>> start Collected data
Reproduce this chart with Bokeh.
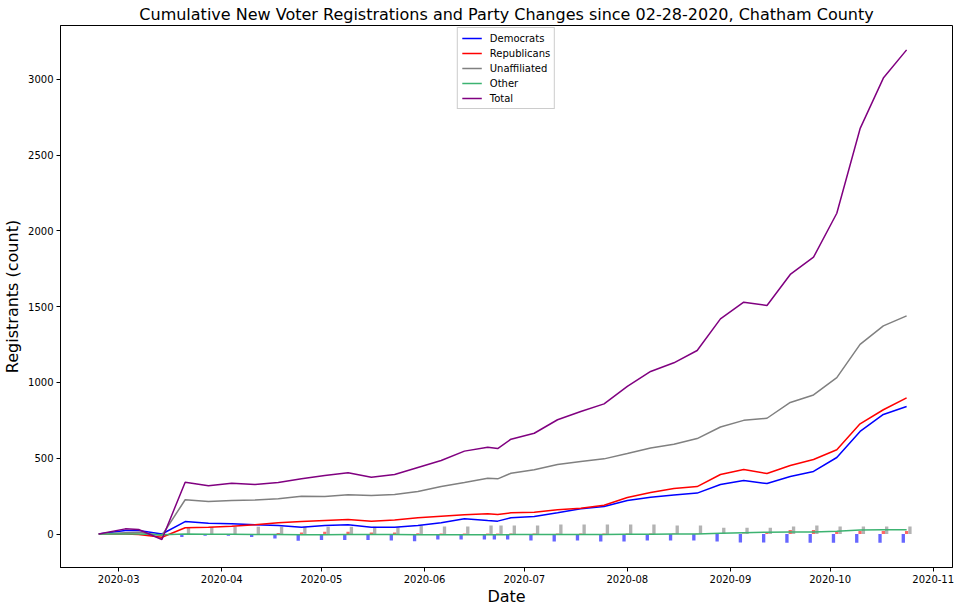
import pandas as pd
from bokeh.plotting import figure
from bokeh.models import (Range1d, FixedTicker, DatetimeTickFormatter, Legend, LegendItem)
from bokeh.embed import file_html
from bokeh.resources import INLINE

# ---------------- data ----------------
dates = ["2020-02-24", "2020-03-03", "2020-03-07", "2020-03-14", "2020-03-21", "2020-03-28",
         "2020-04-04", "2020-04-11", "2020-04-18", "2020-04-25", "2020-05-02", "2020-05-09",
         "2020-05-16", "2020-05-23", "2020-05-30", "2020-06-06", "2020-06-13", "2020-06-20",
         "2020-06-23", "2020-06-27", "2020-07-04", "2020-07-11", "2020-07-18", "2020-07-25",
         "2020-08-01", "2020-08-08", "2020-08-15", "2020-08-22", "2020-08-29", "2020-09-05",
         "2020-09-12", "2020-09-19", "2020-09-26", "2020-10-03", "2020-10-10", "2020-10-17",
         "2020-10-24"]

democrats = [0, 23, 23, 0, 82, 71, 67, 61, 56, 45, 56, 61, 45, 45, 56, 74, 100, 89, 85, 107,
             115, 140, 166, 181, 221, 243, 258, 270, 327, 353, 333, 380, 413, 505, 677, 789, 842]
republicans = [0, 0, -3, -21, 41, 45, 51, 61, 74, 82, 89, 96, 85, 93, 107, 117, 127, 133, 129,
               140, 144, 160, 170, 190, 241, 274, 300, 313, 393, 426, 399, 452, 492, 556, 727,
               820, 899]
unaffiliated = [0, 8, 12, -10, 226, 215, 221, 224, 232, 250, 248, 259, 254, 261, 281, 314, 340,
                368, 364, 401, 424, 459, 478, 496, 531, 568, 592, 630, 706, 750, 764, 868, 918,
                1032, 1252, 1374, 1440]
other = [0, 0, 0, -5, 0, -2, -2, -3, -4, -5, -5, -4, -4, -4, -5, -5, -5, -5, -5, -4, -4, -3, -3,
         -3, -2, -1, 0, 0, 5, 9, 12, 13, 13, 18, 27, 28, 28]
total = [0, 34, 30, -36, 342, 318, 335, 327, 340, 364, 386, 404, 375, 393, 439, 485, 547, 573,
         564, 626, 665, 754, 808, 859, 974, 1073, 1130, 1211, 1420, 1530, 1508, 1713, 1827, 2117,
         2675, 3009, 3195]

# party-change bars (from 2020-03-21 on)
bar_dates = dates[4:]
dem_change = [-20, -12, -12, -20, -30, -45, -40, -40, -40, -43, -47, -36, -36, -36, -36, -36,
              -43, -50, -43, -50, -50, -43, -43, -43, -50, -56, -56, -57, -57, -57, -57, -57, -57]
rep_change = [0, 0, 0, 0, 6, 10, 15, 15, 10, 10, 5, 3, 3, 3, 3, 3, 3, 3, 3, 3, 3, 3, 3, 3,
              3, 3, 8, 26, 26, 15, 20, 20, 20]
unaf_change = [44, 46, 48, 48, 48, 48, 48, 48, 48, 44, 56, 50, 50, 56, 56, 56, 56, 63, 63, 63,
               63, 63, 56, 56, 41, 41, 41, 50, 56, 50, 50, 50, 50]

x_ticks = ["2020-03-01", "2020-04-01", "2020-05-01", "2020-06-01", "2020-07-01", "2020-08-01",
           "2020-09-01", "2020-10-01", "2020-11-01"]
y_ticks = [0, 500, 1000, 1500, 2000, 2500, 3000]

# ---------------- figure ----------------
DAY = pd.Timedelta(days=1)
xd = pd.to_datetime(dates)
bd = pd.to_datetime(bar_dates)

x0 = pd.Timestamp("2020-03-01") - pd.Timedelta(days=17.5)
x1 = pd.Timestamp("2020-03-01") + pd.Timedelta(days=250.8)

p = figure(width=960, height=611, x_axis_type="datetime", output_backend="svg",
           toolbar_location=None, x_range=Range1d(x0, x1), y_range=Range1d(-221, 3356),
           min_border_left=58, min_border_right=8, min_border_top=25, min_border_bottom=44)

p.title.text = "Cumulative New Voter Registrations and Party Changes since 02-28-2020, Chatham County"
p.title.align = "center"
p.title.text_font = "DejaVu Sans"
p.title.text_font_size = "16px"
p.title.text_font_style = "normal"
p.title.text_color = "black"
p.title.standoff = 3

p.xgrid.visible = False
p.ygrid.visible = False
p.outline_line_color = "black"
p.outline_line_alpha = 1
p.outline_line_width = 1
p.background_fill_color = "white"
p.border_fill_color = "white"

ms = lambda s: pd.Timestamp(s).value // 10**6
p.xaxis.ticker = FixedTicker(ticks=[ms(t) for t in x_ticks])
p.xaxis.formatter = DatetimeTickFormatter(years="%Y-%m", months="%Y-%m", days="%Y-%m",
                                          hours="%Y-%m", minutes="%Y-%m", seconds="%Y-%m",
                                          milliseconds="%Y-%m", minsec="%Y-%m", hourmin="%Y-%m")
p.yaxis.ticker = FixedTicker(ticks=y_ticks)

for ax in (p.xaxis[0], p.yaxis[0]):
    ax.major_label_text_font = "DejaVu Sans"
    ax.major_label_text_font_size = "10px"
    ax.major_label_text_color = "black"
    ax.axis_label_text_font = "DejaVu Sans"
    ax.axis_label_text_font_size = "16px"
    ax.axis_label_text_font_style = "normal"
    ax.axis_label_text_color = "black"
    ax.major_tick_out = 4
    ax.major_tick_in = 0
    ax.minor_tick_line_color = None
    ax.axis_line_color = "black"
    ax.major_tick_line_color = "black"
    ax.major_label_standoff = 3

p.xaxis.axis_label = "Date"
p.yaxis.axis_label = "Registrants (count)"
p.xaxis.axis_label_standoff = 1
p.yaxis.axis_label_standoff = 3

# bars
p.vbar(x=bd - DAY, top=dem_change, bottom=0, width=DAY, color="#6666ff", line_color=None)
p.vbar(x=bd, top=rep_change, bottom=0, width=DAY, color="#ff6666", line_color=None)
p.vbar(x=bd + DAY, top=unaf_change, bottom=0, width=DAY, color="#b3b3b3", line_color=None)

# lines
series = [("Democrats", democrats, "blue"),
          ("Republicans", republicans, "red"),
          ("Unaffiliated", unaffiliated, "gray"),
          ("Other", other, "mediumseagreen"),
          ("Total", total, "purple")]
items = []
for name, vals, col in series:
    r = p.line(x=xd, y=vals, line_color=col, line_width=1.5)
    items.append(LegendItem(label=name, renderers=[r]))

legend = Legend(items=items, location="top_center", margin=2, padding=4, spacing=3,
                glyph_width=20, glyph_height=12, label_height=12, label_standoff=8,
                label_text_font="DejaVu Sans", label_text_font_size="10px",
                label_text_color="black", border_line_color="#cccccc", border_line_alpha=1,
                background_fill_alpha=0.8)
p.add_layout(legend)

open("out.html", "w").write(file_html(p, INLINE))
>> end Collected data
Short task
Please restate the material above line by line, exactly, beginning at its first line and ending with the line that contains "from bokeh.resources import INLINE", without any pictures.

Written answer
Reproduce this chart with Bokeh.
import pandas as pd
from bokeh.plotting import figure
from bokeh.models import (Range1d, FixedTicker, DatetimeTickFormatter, Legend, LegendItem)
from bokeh.embed import file_html
from bokeh.resources import INLINE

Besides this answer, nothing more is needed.